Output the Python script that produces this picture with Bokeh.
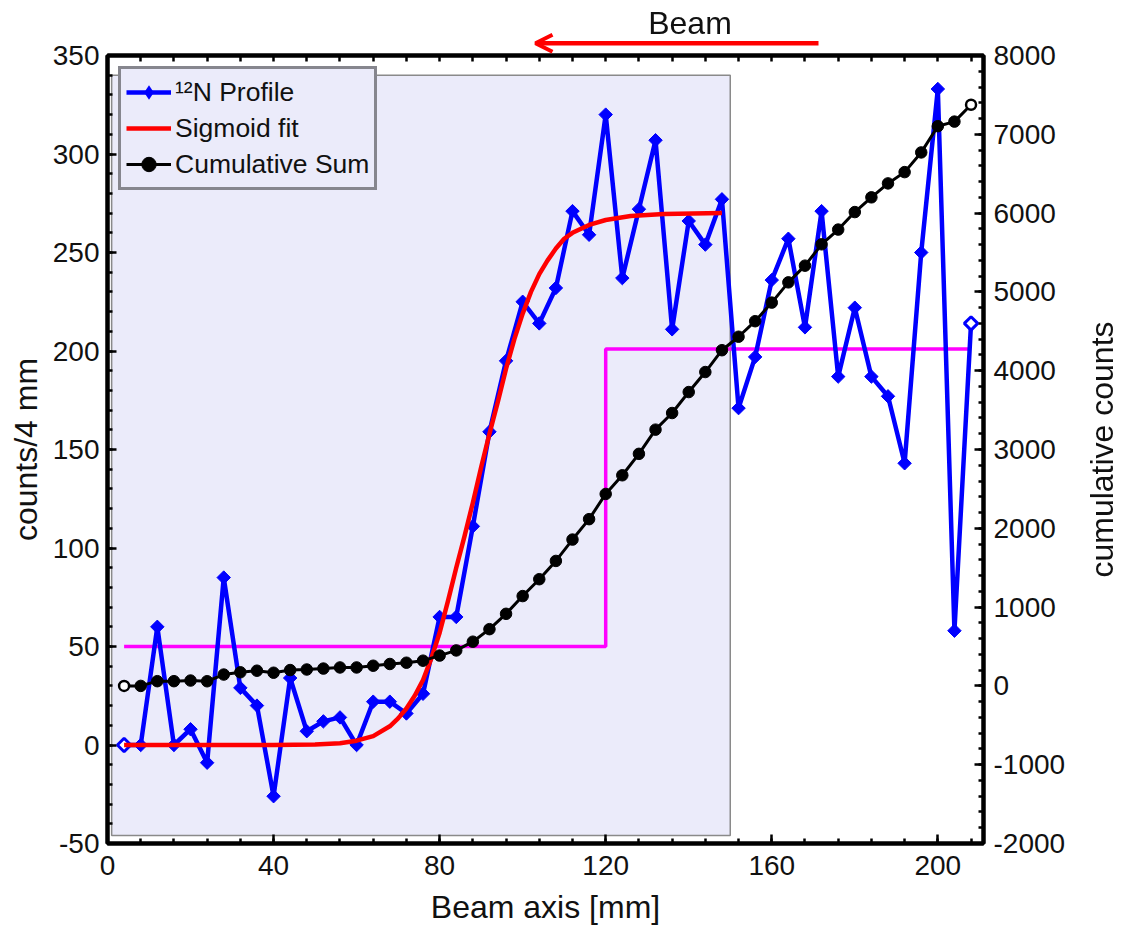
import math
import numpy as np
from bokeh.plotting import figure
from bokeh.models import (Range1d, LinearAxis, FixedTicker, Legend, LegendItem,
                          Label, Arrow, OpenHead, CustomJSTickFormatter)
from bokeh.embed import file_html
from bokeh.resources import INLINE

# ---- data -------------------------------------------------------------
position_mm = [4, 8, 12, 16, 20, 24, 28, 32, 36, 40, 44, 48, 52, 56, 60, 64,
               68, 72, 76, 80, 84, 88, 92, 96, 100, 104, 108, 112, 116, 120,
               124, 128, 132, 136, 140, 144, 148, 152, 156, 160, 164, 168,
               172, 176, 180, 184, 188, 192, 196, 200, 204, 208]
counts = [0, 0, 60, 0, 8, -9, 85, 29, 20, -26, 34, 7, 12, 14, 0, 22,
          22, 16, 26, 65, 65, 111, 159, 195, 225, 214, 232, 271, 259, 320,
          237, 272, 307, 211, 266, 254, 277, 171, 197, 236, 257, 212,
          271, 187, 222, 187, 177, 143, 250, 333, 58, 214]

# sigmoid fit curve (counts/4 mm)
fit_mm = [4, 20, 40, 50, 56, 60, 64, 68, 70, 72, 74, 76, 78, 80, 82, 84, 86,
          88, 90, 92, 94, 96, 98, 100, 102, 104, 106, 108, 110, 112, 116,
          120, 126, 134, 148]
fit_counts = [0, 0, 0, 0.2, 0.9, 2.2, 4.5, 9.5, 13.5, 18.5, 25, 33, 44, 57,
              73, 90, 106, 123, 141, 158, 174, 191, 206, 219, 230, 239, 246,
              252, 257, 260, 264, 266.5, 268.5, 269.5, 270]

# two-level step (mean level before / after 120 mm)
step_mm = [4, 120, 120, 208]
step_counts = [50, 50, 201, 201]

# shaded region of interest
roi_mm = [1, 150]
roi_counts = [-46, 340]

x_ticks = [0, 40, 80, 120, 160, 200]
left_ticks = [-50, 0, 50, 100, 150, 200, 250, 300, 350]
right_ticks = [-2000, -1000, 0, 1000, 2000, 3000, 4000, 5000, 6000, 7000, 8000]

cumulative = np.cumsum(counts)

# ---- styling ----------------------------------------------------------
FONT = "Liberation Sans"
SHADE = "#EBEBFA"
TXT = "#111111"
W, H = 1125, 933

p = figure(width=W, height=H, x_range=Range1d(0, 211),
           y_range=Range1d(-50, 350), output_backend="svg",
           toolbar_location=None, min_border_left=107, min_border_right=142,
           min_border_top=55, min_border_bottom=90)
p.extra_y_ranges = {"cum": Range1d(-2000, 8000)}
p.grid.visible = False
p.background_fill_color = "white"
p.border_fill_color = "white"
p.outline_line_color = "black"
p.outline_line_width = 4

plain = CustomJSTickFormatter(code="return tick.toFixed(0)")


def style_axis(ax, major, minor):
    ax.ticker = FixedTicker(ticks=major, minor_ticks=minor)
    ax.formatter = plain
    ax.axis_line_color = "black"
    ax.axis_line_width = 4
    ax.major_tick_in = 9
    ax.major_tick_out = 0
    ax.minor_tick_in = 5
    ax.minor_tick_out = 0
    ax.major_tick_line_width = 2.5
    ax.minor_tick_line_width = 2.5
    ax.major_tick_line_color = "black"
    ax.minor_tick_line_color = "black"
    ax.major_label_text_font = FONT
    ax.major_label_text_color = TXT
    ax.major_label_text_font_size = "28px"
    ax.major_label_standoff = 10
    ax.axis_label_text_font = FONT
    ax.axis_label_text_font_size = "32px"
    ax.axis_label_text_font_style = "normal"
    ax.axis_label_text_color = TXT


x_minor = list(range(0, 212, 8))
left_minor = list(range(-50, 351, 10))
right_minor = list(range(-2000, 8001, 200))

xb = p.xaxis[0]
style_axis(xb, x_ticks, x_minor)
xb.axis_label = "Beam axis [mm]"
xb.major_label_standoff = 12
xb.axis_label_standoff = 11

yl = p.yaxis[0]
style_axis(yl, left_ticks, left_minor)
yl.axis_label = "counts/4 mm"
yl.major_label_standoff = 8
yl.axis_label_standoff = 6

# top edge: tick marks only
xt = LinearAxis()
style_axis(xt, [], x_minor)
xt.minor_tick_in = 6
xt.major_label_standoff = 0
p.add_layout(xt, "above")

yr = LinearAxis(y_range_name="cum")
style_axis(yr, right_ticks, right_minor)
yr.major_label_standoff = 10
p.add_layout(yr, "right")

# ---- glyphs -----------------------------------------------------------
p.quad(left=[roi_mm[0]], right=[roi_mm[1]], bottom=[roi_counts[0]],
       top=[roi_counts[1]], fill_color=SHADE, line_color="#8a8a8a",
       line_width=1.5)

p.line(step_mm, step_counts, line_color="#FF00FF", line_width=3.5)

blue_line = p.line(position_mm, counts, line_color="#0000FF", line_width=4.5,
                   line_join="round")
p.scatter(position_mm[1:-1], counts[1:-1], marker="square",
          angle=math.pi / 4, size=9.5, fill_color="#0000FF",
          line_color="#0000FF", line_width=1)
p.scatter([position_mm[0], position_mm[-1]], [counts[0], counts[-1]],
          marker="square", angle=math.pi / 4, size=9.5, fill_color="white",
          line_color="#0000FF", line_width=3)
# zero-size diamonds: only used as the legend swatch
blue_key = p.scatter(position_mm, counts, marker="diamond", size=0,
                     fill_color="#0000FF", line_color="#0000FF",
                     line_alpha=0)

red_line = p.line(fit_mm, fit_counts, line_color="#FF0000", line_width=4.5,
                  line_join="round")

black_line = p.line(position_mm, cumulative, y_range_name="cum",
                    line_color="black", line_width=3)
black_pts = p.scatter(position_mm[1:-1], cumulative[1:-1], y_range_name="cum",
                      marker="circle", size=11.5, fill_color="black",
                      line_color="black", line_width=1)
p.scatter([position_mm[0], position_mm[-1]],
          [cumulative[0], cumulative[-1]], y_range_name="cum",
          marker="circle", size=10, fill_color="white", line_color="black",
          line_width=2.5)

# ---- legend -----------------------------------------------------------
legend = Legend(items=[
    LegendItem(label="\u00b9\u00b2N Profile", renderers=[blue_line, blue_key]),
    LegendItem(label="Sigmoid fit", renderers=[red_line]),
    LegendItem(label="Cumulative Sum", renderers=[black_line, black_pts]),
], location="top_left")
legend.margin = 11
legend.padding = 5
legend.spacing = 0
legend.glyph_width = 45
legend.glyph_height = 36
legend.label_standoff = 4
legend.label_text_font = FONT
legend.label_text_font_size = "26.5px"
legend.label_text_color = TXT
legend.border_line_color = "#222222"
legend.border_line_width = 3
legend.background_fill_color = SHADE
legend.background_fill_alpha = 1.0
p.add_layout(legend)

# ---- transparent page-sized layer for the texts and arrow that sit
# ---- outside the axes box (coordinates in page pixels, y downwards)
over = figure(width=W, height=H, x_range=Range1d(0, W), y_range=Range1d(H, 0),
              x_axis_location=None, y_axis_location=None,
              output_backend="svg", toolbar_location=None, min_border=0)
over.grid.visible = False
over.outline_line_color = None
over.background_fill_alpha = 0
over.border_fill_alpha = 0
over.styles = {"position": "fixed", "top": "0px", "left": "0px",
               "z-index": "10", "pointer-events": "none"}

over.add_layout(Label(x=689.5, y=22.5, text="Beam", text_align="center",
                      text_baseline="middle", text_font=FONT,
                      text_font_size="32px", text_color=TXT))
over.add_layout(Label(x=1101, y=449, text="cumulative counts", angle=math.pi / 2,
                      text_align="center", text_baseline="middle",
                      text_font=FONT, text_font_size="32px", text_color=TXT))
over.add_layout(Arrow(end=OpenHead(size=17, line_color="#FF0000",
                                   line_width=4),
                      x_start=818, y_start=42.7, x_end=535, y_end=42.7,
                      line_color="#FF0000", line_width=4.5))

open("out.html", "w").write(file_html([p, over], INLINE))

◆ ◆ ◆ ◆ ◆

● **Instructions to follow**:
Reproduce exactly the run of lines that opens the listing and closes with the line holding "from bokeh.resources import INLINE". Pictures are excluded.

● **Response to this exercise**:
Output the Python script that produces this picture with Bokeh.
import math
import numpy as np
from bokeh.plotting import figure
from bokeh.models import (Range1d, LinearAxis, FixedTicker, Legend, LegendItem,
                          Label, Arrow, OpenHead, CustomJSTickFormatter)
from bokeh.embed import file_html
from bokeh.resources import INLINE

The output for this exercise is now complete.